▶ GOAL
Wherever a line below holds the word "chart", copy that line.

▶ MATERIAL SUPPLIED

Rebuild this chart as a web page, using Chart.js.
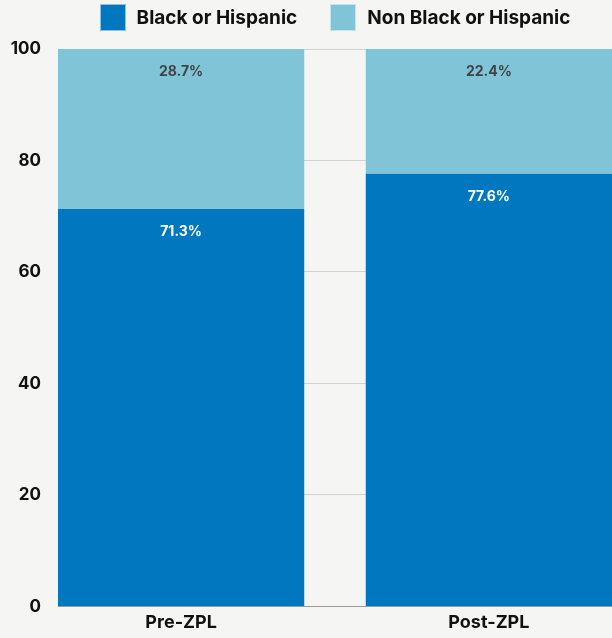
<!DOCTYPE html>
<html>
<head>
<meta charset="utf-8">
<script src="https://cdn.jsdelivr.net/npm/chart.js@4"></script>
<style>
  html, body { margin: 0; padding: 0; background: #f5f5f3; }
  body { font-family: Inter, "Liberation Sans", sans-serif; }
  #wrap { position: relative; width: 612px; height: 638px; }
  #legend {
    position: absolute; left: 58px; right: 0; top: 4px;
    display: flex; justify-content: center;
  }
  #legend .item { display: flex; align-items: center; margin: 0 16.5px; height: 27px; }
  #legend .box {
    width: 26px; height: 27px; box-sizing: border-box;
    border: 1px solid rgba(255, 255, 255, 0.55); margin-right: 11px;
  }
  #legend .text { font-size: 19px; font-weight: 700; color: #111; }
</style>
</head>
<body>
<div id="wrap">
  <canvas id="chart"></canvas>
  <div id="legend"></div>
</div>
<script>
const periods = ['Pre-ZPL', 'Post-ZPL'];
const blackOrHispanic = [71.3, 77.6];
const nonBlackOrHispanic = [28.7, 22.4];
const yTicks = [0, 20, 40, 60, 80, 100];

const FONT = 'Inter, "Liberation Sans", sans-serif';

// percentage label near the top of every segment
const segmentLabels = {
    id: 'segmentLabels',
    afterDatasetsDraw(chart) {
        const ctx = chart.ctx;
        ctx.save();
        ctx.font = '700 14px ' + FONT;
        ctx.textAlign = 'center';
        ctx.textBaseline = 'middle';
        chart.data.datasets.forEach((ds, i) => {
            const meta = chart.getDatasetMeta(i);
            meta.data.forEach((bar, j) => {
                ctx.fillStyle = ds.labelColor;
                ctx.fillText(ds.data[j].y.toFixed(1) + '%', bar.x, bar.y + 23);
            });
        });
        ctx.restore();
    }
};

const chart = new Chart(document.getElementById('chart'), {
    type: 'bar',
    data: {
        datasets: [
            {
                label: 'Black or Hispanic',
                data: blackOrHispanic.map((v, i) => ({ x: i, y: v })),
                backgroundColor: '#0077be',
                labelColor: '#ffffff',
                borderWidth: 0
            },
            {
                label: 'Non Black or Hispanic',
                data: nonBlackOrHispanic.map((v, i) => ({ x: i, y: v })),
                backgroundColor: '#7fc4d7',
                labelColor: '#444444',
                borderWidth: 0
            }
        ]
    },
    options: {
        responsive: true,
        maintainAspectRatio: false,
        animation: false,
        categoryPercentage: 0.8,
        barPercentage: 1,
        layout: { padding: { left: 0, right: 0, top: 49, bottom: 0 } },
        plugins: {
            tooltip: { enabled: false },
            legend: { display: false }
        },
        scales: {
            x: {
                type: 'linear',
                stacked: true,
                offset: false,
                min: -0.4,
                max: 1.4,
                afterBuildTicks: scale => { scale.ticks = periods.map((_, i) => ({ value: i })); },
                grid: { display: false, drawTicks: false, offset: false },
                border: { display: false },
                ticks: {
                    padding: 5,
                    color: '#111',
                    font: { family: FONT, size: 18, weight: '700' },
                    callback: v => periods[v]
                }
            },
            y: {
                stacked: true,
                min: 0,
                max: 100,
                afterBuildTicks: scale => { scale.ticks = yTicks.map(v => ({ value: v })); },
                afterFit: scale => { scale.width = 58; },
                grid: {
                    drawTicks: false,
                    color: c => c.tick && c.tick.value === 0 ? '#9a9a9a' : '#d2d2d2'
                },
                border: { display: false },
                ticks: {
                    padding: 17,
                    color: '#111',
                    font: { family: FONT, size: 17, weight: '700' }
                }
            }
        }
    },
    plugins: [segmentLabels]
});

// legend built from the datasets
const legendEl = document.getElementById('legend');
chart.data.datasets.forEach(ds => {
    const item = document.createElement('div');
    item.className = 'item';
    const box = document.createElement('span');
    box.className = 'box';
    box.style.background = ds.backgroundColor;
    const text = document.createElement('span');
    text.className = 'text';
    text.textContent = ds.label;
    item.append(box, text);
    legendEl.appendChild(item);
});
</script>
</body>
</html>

---

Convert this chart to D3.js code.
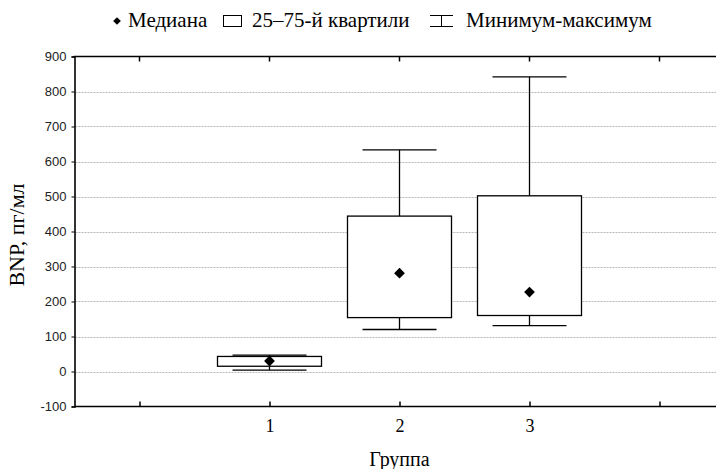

▶ EXPECTED ANSWER
Rebuild this chart as a web page, using Chart.js.
<script src="https://cdn.jsdelivr.net/npm/chart.js@4"></script>
  <canvas id="chart"></canvas>
    afterDatasetsDraw(chart) {
        const ctx = chart.ctx;
        chart.data.datasets.forEach((ds, i) => {
            const meta = chart.getDatasetMeta(i);
const chart = new Chart(document.getElementById('chart'), {
chart.data.datasets.forEach(ds => {
Convert this chart to D3.js code.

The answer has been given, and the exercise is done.